Reputation: 44668
I guess this isn't strictly "programming", but I've been pondering this for a little while. When you create a variable and assign it a value, the computer allocates a certain number of bytes for said variable and stores the value, but how does it know what type of data is in that memory address when it comes back to use it later?
Upvotes: 7
Views: 2144
Reputation:
Generally, it doesn't. Well, most dynamic languages have something like typeof
, so usually there's an "object header" storing some metadata, including type (and other information, e.g. refcount). But you still can't identify the start of an object in a random chunk of memory (it's all 1s and 0s, after all), so you need a pointer to it at all times...
Traditional static/compiled languages (usually, of course) don't store such information. After all, if compiler knows that x
is an int
, it knows how many bytes it needs to load into registers and which opcodes to use for additon. Even when you add virtual functions, you merely need to compile a table of function pointers (with no further metadata needed - obj->foo()

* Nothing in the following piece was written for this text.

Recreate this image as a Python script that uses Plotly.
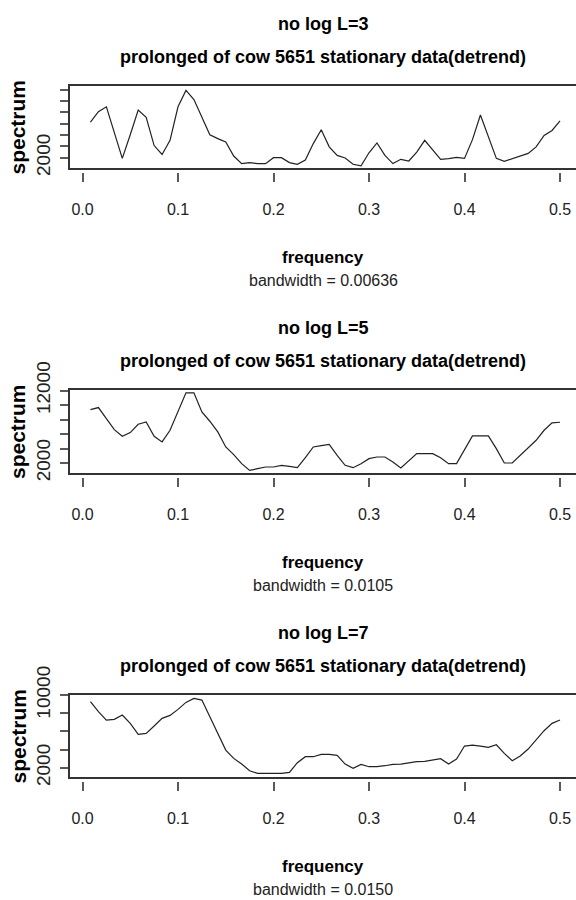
import numpy as np
import plotly.graph_objects as go

# Fourier frequencies k/120, k = 1..60
freq = list(np.arange(1, 61) / 120)

spec_L3 = [8261, 10116, 10985, 6638, 1884, 6058, 10406, 9130, 4145, 2580,
           5072, 10985, 13884, 12261, 9130, 6058, 5362, 4783, 2290, 957,
           1130, 957, 957, 2000, 2000, 1130, 841, 1594, 4493, 6927,
           3913, 2406, 1942, 841, 551, 2870, 4609, 2406, 957, 1710,
           1420, 2985, 5072, 3449, 1710, 1826, 2058, 1884, 5188, 9536,
           5768, 1884, 1362, 1826, 2290, 2754, 3913, 5942, 6812, 8493]

spec_L5 = [9373, 9649, 8129, 6608, 5686, 6193, 7345, 7668, 5686, 4903,
           6516, 9050, 11677, 11677, 9050, 7760, 6285, 4212, 3152, 1908,
           986, 1217, 1447, 1447, 1677, 1539, 1355, 2737, 4212, 4396,
           4580, 3060, 1677, 1355, 1908, 2599, 2829, 2829, 2138, 1309,
           2369, 3290, 3290, 3290, 2737, 1908, 1908, 3751, 5732, 5732,
           5732, 3981, 2000, 2000, 3060, 4212, 5133, 6516, 7530, 7622]

spec_L7 = [9267, 8166, 7248, 7322, 7799, 6881, 5670, 5780, 6588, 7432,
           7762, 8423, 9193, 9634, 9450, 7615, 5670, 3945, 3028, 2404,
           1670, 1376, 1376, 1376, 1376, 1486, 2551, 3211, 3211, 3468,
           3468, 3358, 2404, 1927, 2367, 2110, 2110, 2220, 2367, 2404,
           2551, 2661, 2697, 2881, 2991, 2404, 2954, 4386, 4496, 4386,
           4239, 4532, 3578, 2771, 3285, 4055, 5046, 6074, 6881, 7248]

panel_titles = ["no log L=3", "no log L=5", "no log L=7"]
subtitle = "prolonged of cow 5651 stationary data(detrend)"
bandwidths = ["bandwidth = 0.00636", "bandwidth = 0.0105", "bandwidth = 0.0150"]
x_ticks = [0.0, 0.1, 0.2, 0.3, 0.4, 0.5]
x_ticktext = ["0.0", "0.1", "0.2", "0.3", "0.4", "0.5"]
y_ticks = [[2000, 4000, 6000, 8000, 10000, 12000, 14000],
           [2000, 4000, 6000, 8000, 10000, 12000],
           [2000, 4000, 6000, 8000, 10000]]
y_ticktext = [["2000", "", "", "", "", "", ""],
              ["2000", "", "", "", "", "12000"],
              ["2000", "", "", "", "10000"]]
series = [spec_L3, spec_L5, spec_L7]

# layout geometry (pixels)
W, H = 576, 900
box_left = 70
box_top = [86, 390, 695]
box_bot = [168, 473, 777]
y_ranges = [[182, 14657], [621, 12069], [978, 10005]]
x_range = [-0.01309, 0.51675]
cx = 323

REG = "Liberation Sans, Arial, Helvetica, sans-serif"

def py(p):
    return 1 - p / H

fig = go.Figure()
layout = dict(width=W, height=H, autosize=False,
              margin=dict(l=0, r=0, t=0, b=0, pad=0, autoexpand=False),
              paper_bgcolor="white", plot_bgcolor="white", showlegend=False)
annotations = []

for i in range(3):
    n = i + 1
    xa = "x" if n == 1 else f"x{n}"
    ya = "y" if n == 1 else f"y{n}"
    tn = n + 3
    fig.add_trace(go.Scatter(x=freq, y=series[i], mode="lines",
                             line=dict(color="#222222", width=1.2),
                             xaxis=xa, yaxis=ya, hoverinfo="skip"))
    fig.add_trace(go.Scatter(x=freq, y=series[i], mode="lines",
                             line=dict(color="rgba(0,0,0,0)", width=0),
                             xaxis=f"x{tn}", yaxis=ya, hoverinfo="skip"))
    layout[f"xaxis{n}" if n > 1 else "xaxis"] = dict(
        domain=[box_left / W, 1], range=x_range, anchor=ya, automargin=False,
        showline=True, mirror=True, linecolor="#333333", linewidth=1.6,
        ticks="", showticklabels=False, showgrid=False, zeroline=False)
    layout[f"xaxis{tn}"] = dict(
        overlaying=xa, anchor="free", position=py(box_bot[i] + 4),
        range=x_range, side="bottom", showline=False, showgrid=False,
        automargin=False,
        zeroline=False, ticks="outside", ticklen=9, tickwidth=1.5,
        tickcolor="#5a5a5a", tickvals=x_ticks, ticktext=x_ticktext,
        tickfont=dict(family=REG, size=16, color="#222"),
        ticklabelstandoff=14)
    layout[f"yaxis{n}" if n > 1 else "yaxis"] = dict(
        domain=[py(box_bot[i]), py(box_top[i])], range=y_ranges[i],
        anchor=xa, automargin=False, showline=True, linecolor="#333333",
        linewidth=1.6,
        showgrid=False, zeroline=False, ticks="outside", ticklen=8,
        tickwidth=1.5, tickcolor="#5a5a5a", tickvals=y_ticks[i],
        ticktext=y_ticktext[i], tickangle=-90,
        tickfont=dict(family=REG, size=19, color="#222"),
        ticklabelstandoff=3)
    mid = (box_top[i] + box_bot[i]) / 2
    annotations += [
        dict(text="<b>" + panel_titles[i] + "</b>", x=cx / W, y=py(box_top[i] - 62),
             font=dict(family=REG, size=18, color="black")),
        dict(text="<b>" + subtitle + "</b>", x=cx / W, y=py(box_top[i] - 29),
             font=dict(family=REG, size=18, color="black")),
        dict(text="<b>frequency</b>", x=cx / W, y=py(box_bot[i] + 89),
             font=dict(family=REG, size=17, color="black")),
        dict(text=bandwidths[i], x=cx / W, y=py(box_bot[i] + 112),
             font=dict(family=REG, size=16, color="#222")),
        dict(text="<b>spectrum</b>", x=17.5 / W, y=py(mid), textangle=-90,
             font=dict(family=REG, size=21, color="black")),
    ]

for a in annotations:
    a.update(xref="paper", yref="paper", showarrow=False,
             xanchor="center", yanchor="middle")
layout["annotations"] = annotations
fig.update_layout(**layout)
fig.write_html("out.html")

translates to "fetch nth entry of vtable and call it" instead of "call code at this address").
Upvotes: 6
Reputation: 19981
The answer depends on whether the language you're working in is interpreted or compiled, and on various other details. For a compiled language like C, the answer is that the compiler, while it's translating your code into machine code (or assembler), has an internal data structure saying what every variable is -- what its type is, where it's stored, and probably other information too for optimization purposes. (But by the time your code is actually being run, that information is all gone; it's needed to compile your code but not to run it.)
For some interpreted languages, the answer is that the interpreter has a similar data structure which is looked up whenever the variable is used. For others, all variables are treated the same way by the interpreter but their values have type information attached to them.
Upvotes: 7
Reputation: 198334
The computer doesn't. Some languages might tag their data with types (specifically, the dynamic languages, where any variable can hold any data type); in other languages (like C), you declare variables, and the compiler knows whenever it uses the address space associated with that variable to treat the value as a specific type. Computer itself doesn't care, all it sees is 8 bits per byte.